Apart from the US and Russia, China and the EU are also  developing satnav systems of their own, Baidu and Galileo  respectively.

They don’t want to be reliant on the American system and  believe that their systems, like GPS, will spawn other industries  and applications,” a former senior official in the State  Department’s Office of Space and Advanced Technology told the  newspaper. “They feel as though they are losing a  technological edge to us in an important market. Look at  everything GPS has done on things like your phone and the  movement of planes and ships.

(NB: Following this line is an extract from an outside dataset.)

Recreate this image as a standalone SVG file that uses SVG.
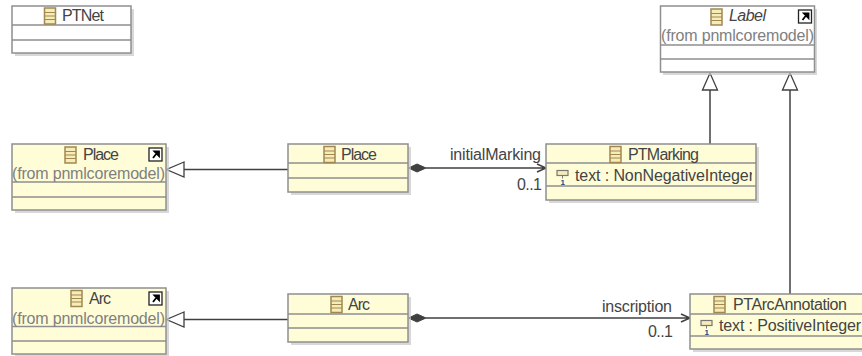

Still, the White House so far has been opposing accusations of  the US intelligence community against Russia as “It doesn’t see  them as a threat,” an unidentified administration official said.

The Obama administration is currently trying to mend  Russian-American relations, damaged over Syria and asylum to  former National Security Agency contractor Edward Snowden, who  revealed document-supported evidence of the US spying on  unprecedented levels over global networks, including after their  closest allies.

In October 2012 Vitaly Davydov, the former deputy of Russia’s  Roskosmos space agency, revealed that Moscow needs to deploy  eight monitor stations in the US for correct operation of the  system in North America. He also disclosed that 19 monitor  stations of American GPS positioning system were operable in  Russia as of 2012.

On the contrary, in the latest report on the GLONASS in the US,  the NYT claims that there are no GPS monitor stations in Russia  whatsoever.

  What is GLONASS

The development of the GLONASS global navigation system began in  the Soviet Union, which put the very first satellite of the  system into orbit on October 12, 1982. The system was officially  commissioned on September 24, 1993.

Despite a number of faulty rocket launches with GLONASS  satellites in recent years, today the GLONASS orbit group  consists of 27 satellites, of which 24 ensure global navigation  and the remaining three are either in reserve or perform  experimental equipment tests.

Russia has been deploying augmentation system stations abroad for  some time already. So far there are 14 monitor stations in  Russia, one in Brazil and one on Antarctica’s continent at  Russia’s Bellingshausen station.

More GLONASS stations are expected to be built in the nearest  future: eight in Russia, two in Brazil, one in Australia, Cuba,  Indonesia, Spain, Vietnam and an additional station in the  Antarctic.

It was confirmed earlier in November that starting from 2014 all  mobile phones and portable handheld devices with navigation  functions, either imported or produced in Russia, must be  equipped with GLONASS, or GLONASS and GPS microchips.

At the command post for GLONASS management in the Titov Main Space Testing Center (RIA Novosti / Sergey Pyatakov)At the command post for GLONASS management in the Titov Main Space Testing Center (RIA Novosti / Sergey Pyatakov)

Today GLONASS is supported on products from world-leading  handheld device producers, such as Samsung, Nokia, Apple,  Motorola and others, simultaneously with GPS. This has become  possible largely because leading producers of microchips, such as  Qualcomm, have started producing GLONASS-enabled chipsets.

The introduction of a new positioning system has been welcomed by  customers worldwide, because using both GLONASS and GPS systems  increases the precision of positioning. European EGNOS project  unites signals from both systems and gives precision positioning  down to between 1.5 and 3 meters in Europe.

Within the next decade GLONASS is expected to replace existing  satellites with new generation platforms that would enable 0.1  meter precision positioning anywhere in the world, except the  polar regions of the planet.